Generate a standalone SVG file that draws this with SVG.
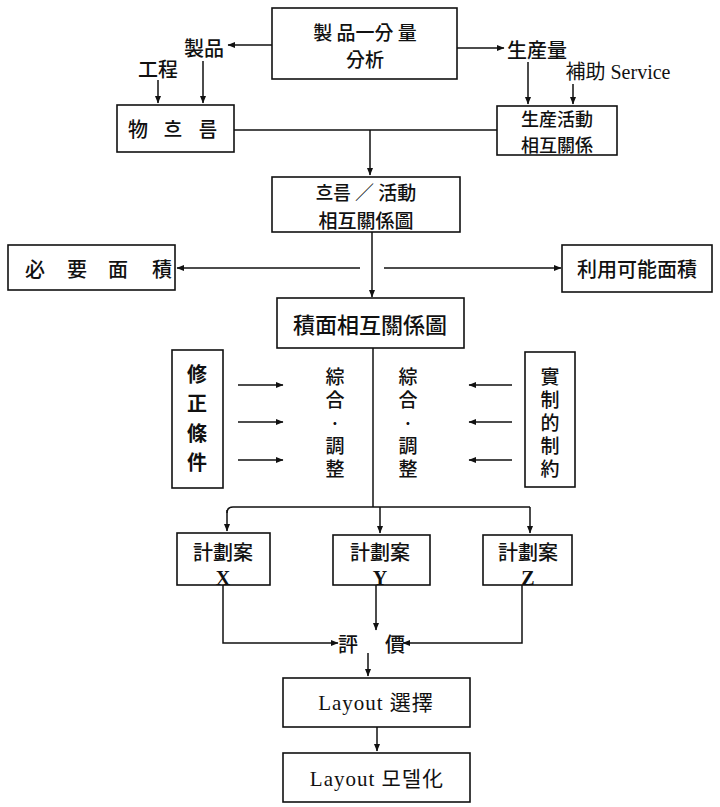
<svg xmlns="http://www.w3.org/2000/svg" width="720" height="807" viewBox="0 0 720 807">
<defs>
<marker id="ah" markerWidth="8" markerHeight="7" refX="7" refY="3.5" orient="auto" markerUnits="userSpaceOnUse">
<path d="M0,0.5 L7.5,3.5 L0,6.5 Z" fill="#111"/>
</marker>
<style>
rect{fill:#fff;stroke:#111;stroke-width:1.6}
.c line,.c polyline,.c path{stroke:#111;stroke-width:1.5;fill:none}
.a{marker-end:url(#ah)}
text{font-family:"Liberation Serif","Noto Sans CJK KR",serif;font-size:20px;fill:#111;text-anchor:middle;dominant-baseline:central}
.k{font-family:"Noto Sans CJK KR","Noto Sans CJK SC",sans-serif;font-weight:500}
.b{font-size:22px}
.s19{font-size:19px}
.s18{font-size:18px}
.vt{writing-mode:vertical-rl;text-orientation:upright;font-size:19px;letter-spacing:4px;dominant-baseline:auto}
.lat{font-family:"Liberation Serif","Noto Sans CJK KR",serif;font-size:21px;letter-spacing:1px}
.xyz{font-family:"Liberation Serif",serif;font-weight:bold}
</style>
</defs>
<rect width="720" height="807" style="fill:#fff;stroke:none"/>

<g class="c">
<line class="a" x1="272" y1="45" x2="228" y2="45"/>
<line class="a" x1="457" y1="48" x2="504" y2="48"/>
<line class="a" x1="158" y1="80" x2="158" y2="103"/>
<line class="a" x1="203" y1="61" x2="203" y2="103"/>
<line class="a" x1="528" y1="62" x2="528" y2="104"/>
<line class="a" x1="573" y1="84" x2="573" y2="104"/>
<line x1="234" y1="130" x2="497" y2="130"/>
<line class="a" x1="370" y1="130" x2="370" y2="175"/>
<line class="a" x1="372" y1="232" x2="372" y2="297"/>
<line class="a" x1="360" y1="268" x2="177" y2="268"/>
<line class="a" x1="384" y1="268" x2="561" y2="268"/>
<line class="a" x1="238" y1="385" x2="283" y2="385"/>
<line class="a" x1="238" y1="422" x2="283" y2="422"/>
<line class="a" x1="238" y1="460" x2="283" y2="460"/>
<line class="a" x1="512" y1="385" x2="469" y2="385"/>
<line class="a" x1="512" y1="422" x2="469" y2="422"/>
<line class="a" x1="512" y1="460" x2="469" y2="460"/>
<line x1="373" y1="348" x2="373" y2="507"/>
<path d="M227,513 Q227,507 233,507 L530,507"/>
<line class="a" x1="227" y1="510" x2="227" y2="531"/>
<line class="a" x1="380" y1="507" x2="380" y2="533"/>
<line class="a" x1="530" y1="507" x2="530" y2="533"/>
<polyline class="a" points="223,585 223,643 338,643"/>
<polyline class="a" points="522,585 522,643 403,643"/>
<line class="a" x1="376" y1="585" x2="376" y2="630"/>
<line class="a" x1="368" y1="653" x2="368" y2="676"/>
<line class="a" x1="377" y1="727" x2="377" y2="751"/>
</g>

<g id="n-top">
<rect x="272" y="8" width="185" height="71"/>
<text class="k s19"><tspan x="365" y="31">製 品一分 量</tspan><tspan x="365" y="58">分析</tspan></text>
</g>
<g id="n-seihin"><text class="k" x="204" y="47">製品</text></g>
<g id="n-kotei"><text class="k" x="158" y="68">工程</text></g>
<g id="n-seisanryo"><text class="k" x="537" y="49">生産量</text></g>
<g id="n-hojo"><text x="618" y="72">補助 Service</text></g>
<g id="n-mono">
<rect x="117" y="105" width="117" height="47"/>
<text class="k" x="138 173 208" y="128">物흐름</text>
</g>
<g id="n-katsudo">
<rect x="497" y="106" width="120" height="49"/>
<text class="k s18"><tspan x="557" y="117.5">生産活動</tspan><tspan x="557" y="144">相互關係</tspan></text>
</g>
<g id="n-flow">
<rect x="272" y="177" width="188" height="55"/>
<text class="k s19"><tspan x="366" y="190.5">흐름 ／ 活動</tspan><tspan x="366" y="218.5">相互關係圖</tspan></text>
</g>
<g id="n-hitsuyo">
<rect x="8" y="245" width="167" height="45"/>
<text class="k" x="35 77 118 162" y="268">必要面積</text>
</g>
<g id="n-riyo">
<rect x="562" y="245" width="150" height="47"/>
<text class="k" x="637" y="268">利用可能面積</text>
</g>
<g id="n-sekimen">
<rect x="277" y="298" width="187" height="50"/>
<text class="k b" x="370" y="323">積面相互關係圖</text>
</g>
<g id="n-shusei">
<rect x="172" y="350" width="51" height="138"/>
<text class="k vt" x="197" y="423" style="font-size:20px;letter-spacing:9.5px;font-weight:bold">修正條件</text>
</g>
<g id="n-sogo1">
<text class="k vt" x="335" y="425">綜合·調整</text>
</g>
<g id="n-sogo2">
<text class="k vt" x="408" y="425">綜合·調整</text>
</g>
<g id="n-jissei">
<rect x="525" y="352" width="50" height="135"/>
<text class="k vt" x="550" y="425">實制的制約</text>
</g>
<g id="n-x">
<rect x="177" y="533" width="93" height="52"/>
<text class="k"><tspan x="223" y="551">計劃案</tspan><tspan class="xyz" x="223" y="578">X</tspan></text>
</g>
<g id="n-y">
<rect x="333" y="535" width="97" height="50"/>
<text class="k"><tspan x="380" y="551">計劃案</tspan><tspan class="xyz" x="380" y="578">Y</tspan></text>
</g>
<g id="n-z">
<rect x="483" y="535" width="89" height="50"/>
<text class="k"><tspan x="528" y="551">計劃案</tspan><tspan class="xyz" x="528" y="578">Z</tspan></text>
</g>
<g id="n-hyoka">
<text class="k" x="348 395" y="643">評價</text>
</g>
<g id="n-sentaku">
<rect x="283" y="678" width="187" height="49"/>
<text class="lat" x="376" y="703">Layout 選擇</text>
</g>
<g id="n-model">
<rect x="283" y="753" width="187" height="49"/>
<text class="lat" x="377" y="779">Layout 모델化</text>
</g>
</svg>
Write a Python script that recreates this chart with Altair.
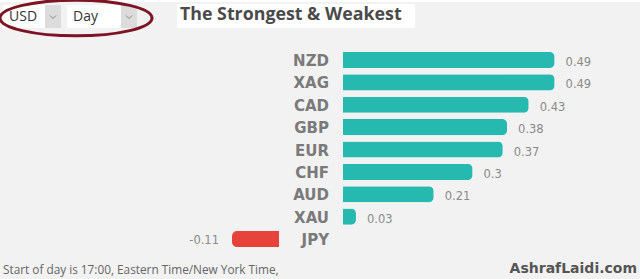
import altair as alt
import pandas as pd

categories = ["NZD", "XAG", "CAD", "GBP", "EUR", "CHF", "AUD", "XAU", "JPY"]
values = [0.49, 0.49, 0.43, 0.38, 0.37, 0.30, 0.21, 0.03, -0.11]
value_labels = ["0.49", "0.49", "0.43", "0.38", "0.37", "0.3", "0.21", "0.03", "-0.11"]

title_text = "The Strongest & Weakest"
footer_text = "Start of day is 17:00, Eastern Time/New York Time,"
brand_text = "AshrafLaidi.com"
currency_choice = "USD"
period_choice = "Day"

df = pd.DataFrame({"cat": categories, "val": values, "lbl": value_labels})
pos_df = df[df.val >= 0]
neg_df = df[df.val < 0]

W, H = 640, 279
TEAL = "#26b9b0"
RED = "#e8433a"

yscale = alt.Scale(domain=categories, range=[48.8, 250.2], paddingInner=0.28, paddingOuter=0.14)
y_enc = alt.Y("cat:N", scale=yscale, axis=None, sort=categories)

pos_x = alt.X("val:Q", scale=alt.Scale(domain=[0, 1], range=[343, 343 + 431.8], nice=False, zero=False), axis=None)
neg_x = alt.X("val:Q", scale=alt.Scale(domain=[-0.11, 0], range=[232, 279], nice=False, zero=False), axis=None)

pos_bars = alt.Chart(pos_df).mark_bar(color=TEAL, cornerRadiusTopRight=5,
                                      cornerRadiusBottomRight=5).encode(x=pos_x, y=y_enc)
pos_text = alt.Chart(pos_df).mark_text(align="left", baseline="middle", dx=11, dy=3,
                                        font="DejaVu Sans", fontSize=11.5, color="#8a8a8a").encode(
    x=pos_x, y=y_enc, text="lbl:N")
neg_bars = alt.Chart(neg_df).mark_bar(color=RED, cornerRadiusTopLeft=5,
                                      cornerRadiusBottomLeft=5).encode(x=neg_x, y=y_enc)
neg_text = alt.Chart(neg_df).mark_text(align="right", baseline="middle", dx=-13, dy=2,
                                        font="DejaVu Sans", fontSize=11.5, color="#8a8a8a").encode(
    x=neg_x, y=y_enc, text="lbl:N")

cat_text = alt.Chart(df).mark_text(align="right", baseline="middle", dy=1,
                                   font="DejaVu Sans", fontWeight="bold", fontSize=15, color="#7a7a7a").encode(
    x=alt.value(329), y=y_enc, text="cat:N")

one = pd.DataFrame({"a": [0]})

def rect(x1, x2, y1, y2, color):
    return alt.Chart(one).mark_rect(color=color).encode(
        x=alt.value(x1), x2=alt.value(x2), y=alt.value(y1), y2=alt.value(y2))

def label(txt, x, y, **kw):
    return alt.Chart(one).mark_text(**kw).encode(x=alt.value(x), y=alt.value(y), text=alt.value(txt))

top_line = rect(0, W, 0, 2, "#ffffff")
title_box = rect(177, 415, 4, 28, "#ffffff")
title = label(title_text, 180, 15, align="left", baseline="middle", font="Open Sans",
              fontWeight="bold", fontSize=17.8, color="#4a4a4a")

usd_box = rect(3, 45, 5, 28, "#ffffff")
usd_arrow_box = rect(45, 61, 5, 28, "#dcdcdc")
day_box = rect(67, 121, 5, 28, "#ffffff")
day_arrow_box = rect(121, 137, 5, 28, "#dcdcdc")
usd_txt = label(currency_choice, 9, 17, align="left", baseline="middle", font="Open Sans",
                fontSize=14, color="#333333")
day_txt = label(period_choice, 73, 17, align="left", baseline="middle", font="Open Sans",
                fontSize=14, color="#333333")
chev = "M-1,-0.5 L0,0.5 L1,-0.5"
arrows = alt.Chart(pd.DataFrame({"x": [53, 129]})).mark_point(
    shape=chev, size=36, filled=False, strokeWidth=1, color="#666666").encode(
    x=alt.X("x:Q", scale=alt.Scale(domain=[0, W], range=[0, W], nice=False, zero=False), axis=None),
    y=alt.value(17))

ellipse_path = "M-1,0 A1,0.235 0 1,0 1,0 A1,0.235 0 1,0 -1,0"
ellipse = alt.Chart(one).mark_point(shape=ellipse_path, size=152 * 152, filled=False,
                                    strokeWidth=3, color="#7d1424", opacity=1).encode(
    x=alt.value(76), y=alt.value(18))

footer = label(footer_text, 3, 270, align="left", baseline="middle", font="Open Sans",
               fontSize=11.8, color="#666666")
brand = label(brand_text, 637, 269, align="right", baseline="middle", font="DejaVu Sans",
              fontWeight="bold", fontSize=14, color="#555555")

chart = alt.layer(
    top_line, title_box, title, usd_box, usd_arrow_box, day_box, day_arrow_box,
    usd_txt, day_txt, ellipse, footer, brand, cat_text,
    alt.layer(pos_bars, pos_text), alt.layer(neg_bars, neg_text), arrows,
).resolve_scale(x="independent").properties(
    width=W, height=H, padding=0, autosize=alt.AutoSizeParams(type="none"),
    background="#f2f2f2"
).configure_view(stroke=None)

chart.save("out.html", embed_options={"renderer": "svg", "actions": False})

===

--- Task statement ---
Set down, word for word, the lines from the one holding "Write a Python" through the one holding "neg_df = df[df.val < 0]". Skip the pictures.

--- Finished task ---
Write a Python script that recreates this chart with Altair.
import altair as alt
import pandas as pd

categories = ["NZD", "XAG", "CAD", "GBP", "EUR", "CHF", "AUD", "XAU", "JPY"]
values = [0.49, 0.49, 0.43, 0.38, 0.37, 0.30, 0.21, 0.03, -0.11]
value_labels = ["0.49", "0.49", "0.43", "0.38", "0.37", "0.3", "0.21", "0.03", "-0.11"]

title_text = "The Strongest & Weakest"
footer_text = "Start of day is 17:00, Eastern Time/New York Time,"
brand_text = "AshrafLaidi.com"
currency_choice = "USD"
period_choice = "Day"

df = pd.DataFrame({"cat": categories, "val": values, "lbl": value_labels})
pos_df = df[df.val >= 0]
neg_df = df[df.val < 0]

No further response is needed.